## start Dataset extract
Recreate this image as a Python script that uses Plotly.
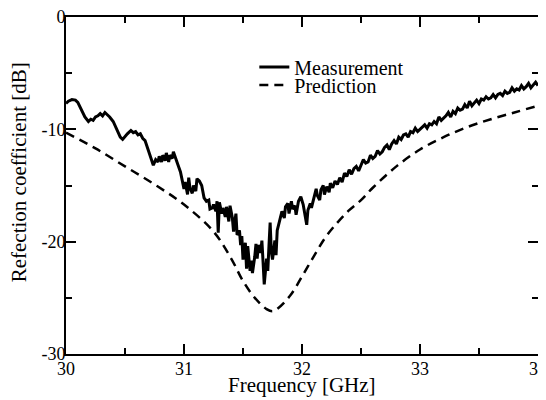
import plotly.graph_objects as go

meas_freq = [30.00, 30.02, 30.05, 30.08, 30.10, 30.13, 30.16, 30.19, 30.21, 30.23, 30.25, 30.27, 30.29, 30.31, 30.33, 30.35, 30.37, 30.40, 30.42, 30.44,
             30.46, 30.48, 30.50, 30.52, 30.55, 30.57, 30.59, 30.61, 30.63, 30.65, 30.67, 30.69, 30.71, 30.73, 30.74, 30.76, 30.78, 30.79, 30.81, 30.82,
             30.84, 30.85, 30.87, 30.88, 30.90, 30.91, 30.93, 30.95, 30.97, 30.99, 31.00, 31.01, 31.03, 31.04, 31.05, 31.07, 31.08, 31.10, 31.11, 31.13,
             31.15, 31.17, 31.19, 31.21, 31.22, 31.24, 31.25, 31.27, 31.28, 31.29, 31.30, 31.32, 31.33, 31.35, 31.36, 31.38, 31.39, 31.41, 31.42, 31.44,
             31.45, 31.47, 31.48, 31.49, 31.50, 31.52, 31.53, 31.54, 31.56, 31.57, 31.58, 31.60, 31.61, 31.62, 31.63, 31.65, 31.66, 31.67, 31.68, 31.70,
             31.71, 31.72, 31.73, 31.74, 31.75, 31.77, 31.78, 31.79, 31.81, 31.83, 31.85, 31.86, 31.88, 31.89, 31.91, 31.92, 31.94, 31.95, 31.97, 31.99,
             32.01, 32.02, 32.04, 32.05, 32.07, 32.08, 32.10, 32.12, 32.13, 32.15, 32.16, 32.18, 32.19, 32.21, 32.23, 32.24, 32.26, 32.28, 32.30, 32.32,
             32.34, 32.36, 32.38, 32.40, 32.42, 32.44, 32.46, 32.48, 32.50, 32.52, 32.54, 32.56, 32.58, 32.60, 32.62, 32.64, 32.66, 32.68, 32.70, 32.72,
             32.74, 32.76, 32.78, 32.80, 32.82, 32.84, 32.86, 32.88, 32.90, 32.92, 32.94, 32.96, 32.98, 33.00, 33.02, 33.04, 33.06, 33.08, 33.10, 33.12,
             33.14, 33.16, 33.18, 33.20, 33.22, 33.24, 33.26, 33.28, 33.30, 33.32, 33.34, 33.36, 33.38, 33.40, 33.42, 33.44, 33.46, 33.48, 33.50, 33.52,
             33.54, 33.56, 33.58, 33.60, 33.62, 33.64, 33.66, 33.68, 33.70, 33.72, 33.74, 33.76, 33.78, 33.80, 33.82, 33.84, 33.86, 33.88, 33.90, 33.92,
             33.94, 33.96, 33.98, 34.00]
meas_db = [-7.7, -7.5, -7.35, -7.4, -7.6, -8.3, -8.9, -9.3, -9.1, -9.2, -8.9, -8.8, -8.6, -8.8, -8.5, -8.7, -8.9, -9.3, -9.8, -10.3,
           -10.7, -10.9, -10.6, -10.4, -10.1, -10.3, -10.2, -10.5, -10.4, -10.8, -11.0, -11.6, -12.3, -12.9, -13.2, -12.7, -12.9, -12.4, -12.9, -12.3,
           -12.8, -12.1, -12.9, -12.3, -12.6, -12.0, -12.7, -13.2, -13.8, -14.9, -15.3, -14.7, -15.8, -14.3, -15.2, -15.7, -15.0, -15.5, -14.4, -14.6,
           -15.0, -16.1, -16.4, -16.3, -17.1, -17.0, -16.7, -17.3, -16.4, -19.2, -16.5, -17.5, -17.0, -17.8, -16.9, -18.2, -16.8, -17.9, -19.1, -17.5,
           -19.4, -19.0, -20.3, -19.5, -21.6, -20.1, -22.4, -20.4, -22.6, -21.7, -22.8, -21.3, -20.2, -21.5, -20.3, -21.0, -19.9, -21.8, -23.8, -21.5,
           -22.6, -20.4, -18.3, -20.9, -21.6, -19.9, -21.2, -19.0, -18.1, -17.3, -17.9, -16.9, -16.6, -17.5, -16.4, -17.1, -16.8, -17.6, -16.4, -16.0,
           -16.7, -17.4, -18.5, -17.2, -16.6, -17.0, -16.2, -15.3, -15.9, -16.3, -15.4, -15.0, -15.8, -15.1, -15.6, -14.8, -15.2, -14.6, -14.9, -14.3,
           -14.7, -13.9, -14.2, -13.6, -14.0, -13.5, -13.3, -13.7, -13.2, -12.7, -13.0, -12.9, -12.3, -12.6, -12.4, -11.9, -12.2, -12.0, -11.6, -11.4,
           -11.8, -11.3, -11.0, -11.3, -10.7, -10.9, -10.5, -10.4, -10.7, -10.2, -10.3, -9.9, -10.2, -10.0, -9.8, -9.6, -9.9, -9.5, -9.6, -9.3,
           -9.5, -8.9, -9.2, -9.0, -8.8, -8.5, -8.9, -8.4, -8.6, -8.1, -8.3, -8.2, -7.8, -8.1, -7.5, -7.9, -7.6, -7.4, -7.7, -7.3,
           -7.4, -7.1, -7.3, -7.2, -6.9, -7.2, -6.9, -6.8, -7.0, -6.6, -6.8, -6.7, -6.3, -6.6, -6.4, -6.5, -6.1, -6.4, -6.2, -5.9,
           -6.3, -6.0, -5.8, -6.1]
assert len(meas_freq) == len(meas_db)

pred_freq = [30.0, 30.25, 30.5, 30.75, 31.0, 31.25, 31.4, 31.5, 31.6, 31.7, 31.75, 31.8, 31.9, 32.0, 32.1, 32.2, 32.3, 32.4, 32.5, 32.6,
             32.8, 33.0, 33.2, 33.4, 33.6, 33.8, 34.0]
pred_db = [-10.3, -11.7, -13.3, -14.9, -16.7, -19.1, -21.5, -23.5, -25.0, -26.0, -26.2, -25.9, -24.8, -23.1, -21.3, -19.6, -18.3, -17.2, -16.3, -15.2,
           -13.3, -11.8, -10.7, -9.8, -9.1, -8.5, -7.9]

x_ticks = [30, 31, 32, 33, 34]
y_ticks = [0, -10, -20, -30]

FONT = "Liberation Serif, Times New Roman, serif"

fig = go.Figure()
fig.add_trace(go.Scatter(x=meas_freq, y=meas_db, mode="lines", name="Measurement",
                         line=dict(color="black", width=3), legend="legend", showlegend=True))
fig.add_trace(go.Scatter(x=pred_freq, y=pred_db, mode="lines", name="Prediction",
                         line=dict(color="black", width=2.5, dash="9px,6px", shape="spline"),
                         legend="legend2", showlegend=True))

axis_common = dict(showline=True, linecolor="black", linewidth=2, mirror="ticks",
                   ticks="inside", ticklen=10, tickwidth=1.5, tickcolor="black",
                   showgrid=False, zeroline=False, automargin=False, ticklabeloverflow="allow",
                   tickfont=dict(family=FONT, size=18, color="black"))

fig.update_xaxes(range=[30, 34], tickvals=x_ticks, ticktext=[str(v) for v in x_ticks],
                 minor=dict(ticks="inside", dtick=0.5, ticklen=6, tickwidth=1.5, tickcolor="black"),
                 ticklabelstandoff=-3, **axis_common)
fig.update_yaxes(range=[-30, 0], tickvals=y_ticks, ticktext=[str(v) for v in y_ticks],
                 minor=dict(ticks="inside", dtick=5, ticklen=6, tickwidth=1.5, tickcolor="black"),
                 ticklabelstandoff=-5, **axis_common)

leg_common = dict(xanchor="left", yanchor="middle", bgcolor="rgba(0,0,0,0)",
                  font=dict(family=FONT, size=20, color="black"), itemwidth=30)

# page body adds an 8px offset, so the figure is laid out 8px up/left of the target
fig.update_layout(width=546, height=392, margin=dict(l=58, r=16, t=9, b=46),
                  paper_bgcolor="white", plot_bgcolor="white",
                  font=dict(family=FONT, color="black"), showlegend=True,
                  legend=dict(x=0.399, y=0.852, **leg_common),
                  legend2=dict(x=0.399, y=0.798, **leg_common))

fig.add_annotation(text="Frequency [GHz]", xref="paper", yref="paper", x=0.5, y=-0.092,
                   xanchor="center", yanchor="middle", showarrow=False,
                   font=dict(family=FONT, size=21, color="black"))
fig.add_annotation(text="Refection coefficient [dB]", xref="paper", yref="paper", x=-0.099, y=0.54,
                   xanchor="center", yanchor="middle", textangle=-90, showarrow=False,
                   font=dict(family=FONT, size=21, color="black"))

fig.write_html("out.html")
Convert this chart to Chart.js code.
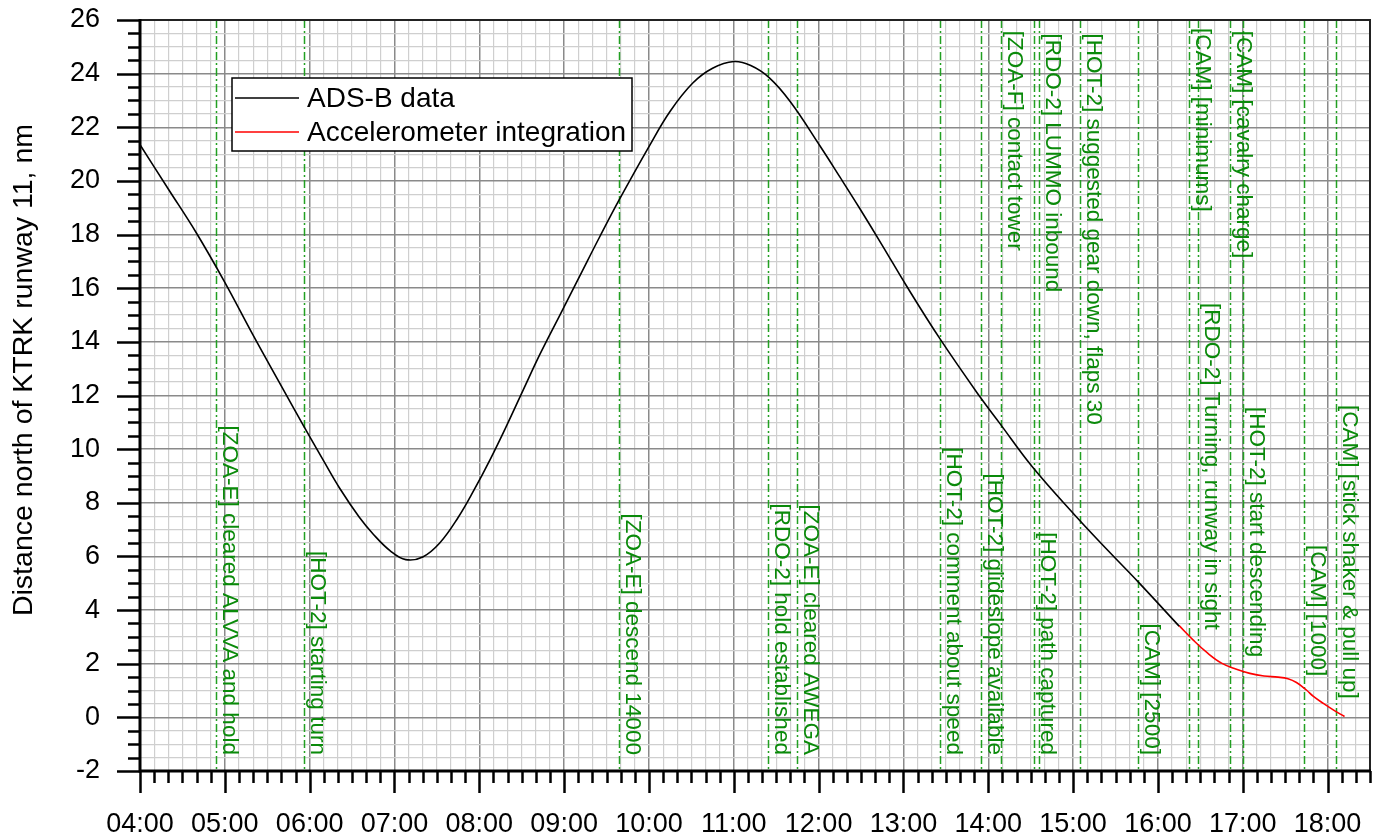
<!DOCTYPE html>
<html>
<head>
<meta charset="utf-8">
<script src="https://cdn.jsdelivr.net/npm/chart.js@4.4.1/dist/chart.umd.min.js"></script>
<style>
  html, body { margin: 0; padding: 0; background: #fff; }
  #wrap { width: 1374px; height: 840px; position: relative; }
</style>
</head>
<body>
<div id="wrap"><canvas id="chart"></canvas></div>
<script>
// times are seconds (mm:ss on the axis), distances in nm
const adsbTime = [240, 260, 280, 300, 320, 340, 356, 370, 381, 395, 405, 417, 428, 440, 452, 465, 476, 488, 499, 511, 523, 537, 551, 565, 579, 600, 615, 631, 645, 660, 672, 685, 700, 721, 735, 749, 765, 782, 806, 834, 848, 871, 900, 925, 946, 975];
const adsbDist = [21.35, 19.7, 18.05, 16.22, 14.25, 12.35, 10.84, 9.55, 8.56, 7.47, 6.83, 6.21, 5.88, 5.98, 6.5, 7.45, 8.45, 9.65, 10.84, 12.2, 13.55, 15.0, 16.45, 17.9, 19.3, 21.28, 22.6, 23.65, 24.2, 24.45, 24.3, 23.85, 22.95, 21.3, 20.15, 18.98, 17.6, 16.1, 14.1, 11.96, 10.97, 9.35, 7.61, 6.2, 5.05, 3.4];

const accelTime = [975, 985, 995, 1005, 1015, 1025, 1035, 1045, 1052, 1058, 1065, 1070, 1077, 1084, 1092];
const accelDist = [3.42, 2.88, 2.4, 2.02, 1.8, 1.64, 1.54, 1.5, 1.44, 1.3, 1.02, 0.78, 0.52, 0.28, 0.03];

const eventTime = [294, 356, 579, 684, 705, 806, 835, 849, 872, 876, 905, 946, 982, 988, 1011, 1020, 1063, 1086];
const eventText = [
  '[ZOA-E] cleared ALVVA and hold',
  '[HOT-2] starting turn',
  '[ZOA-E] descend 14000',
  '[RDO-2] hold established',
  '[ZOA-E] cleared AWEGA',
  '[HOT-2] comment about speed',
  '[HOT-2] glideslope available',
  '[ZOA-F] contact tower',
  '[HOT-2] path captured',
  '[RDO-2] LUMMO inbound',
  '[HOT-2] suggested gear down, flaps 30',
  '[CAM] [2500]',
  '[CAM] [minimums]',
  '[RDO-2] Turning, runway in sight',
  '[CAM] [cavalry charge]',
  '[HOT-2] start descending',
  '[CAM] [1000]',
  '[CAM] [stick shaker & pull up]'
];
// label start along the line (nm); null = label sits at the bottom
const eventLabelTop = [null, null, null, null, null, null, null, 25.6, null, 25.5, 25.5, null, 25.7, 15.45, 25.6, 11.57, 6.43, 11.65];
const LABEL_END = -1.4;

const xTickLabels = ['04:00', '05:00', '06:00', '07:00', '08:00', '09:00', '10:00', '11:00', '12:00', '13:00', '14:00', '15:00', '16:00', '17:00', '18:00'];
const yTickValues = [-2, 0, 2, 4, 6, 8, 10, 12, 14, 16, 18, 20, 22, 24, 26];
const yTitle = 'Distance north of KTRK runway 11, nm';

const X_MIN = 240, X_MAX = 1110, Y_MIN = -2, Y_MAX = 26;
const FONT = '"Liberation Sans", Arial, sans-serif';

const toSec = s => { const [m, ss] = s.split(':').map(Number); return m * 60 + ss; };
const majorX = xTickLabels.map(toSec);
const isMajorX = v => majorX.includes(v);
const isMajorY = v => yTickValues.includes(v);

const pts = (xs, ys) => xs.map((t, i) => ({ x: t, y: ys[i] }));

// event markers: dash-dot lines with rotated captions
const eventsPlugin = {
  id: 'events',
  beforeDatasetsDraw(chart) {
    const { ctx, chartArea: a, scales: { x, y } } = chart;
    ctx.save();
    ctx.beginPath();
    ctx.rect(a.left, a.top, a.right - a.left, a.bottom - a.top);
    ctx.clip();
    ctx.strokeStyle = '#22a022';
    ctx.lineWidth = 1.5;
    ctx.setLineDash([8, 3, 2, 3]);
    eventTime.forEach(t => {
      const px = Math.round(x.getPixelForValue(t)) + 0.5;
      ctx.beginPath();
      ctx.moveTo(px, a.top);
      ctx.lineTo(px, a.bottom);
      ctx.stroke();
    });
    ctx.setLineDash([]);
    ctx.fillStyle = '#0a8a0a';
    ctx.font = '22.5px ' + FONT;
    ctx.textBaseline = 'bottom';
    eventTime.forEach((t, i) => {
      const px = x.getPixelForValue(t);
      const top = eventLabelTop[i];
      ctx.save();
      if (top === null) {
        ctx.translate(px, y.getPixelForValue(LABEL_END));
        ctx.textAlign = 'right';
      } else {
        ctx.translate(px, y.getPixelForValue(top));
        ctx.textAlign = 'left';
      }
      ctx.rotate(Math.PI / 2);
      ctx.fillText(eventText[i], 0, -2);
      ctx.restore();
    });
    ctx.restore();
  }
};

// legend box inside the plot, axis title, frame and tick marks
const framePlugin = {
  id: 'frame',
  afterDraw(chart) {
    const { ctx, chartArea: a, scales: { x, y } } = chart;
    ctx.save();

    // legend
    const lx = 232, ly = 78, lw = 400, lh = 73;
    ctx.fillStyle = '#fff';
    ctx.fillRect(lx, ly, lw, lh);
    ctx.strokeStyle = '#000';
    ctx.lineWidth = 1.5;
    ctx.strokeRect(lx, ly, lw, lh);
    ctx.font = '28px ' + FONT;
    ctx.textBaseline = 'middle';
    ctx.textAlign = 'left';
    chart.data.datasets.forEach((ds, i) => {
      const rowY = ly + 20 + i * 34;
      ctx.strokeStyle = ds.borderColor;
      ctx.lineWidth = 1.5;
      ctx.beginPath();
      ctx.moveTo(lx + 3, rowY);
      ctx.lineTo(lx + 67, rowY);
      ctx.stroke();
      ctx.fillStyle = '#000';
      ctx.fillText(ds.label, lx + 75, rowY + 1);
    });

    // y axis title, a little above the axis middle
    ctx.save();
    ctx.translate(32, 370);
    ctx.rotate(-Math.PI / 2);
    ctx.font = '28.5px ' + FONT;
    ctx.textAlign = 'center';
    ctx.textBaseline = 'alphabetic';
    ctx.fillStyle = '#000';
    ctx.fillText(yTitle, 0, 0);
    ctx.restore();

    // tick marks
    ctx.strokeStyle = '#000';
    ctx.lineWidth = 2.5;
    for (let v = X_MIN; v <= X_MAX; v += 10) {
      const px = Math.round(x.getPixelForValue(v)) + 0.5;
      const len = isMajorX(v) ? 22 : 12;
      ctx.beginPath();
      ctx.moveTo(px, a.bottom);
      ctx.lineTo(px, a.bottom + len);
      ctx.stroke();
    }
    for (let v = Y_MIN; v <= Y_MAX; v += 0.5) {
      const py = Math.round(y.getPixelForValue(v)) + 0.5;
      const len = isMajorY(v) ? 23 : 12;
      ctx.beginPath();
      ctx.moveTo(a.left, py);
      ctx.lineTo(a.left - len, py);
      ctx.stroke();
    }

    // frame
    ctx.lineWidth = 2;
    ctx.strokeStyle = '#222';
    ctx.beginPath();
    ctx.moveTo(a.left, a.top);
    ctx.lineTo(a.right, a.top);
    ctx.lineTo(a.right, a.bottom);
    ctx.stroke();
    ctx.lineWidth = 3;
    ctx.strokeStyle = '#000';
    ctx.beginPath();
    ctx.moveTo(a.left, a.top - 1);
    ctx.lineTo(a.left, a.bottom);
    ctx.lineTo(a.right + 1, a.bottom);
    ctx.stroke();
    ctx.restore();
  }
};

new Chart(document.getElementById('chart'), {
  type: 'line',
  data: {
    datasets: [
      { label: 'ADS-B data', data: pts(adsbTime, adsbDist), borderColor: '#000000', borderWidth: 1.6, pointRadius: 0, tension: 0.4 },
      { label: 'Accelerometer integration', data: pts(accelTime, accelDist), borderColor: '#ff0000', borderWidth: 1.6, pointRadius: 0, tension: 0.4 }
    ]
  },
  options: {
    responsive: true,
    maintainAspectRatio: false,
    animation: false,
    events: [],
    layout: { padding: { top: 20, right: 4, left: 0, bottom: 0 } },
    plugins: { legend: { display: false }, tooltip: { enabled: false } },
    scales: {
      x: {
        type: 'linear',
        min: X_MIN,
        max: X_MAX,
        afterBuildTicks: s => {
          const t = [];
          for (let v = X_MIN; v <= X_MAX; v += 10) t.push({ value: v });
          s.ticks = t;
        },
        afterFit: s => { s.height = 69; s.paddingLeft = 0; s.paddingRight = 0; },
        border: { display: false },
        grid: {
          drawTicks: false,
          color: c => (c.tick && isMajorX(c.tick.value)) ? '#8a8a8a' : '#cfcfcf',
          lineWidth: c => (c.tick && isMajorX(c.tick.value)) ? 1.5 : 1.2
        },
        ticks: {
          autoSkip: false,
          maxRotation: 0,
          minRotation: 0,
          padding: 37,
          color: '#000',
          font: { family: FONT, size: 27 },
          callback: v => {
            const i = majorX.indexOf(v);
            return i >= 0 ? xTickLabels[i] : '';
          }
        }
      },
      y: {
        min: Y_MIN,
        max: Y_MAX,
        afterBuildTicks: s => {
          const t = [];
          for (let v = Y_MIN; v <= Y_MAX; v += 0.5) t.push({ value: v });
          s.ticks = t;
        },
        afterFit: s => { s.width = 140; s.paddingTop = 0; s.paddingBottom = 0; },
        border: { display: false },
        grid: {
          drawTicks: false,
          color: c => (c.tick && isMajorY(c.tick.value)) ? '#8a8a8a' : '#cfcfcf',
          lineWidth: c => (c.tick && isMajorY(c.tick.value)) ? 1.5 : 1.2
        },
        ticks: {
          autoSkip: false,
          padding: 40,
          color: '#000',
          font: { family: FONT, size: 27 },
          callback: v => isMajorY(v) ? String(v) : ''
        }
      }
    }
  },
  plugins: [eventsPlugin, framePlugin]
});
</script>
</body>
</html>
## end Dataset extract
## The exercise
Word for word, give again the lines from the first entry to the line with "import plotly.graph_objects as go", inclusive. Exclude the pictures.

## Result of the task
Recreate this image as a Python script that uses Plotly.
import plotly.graph_objects as go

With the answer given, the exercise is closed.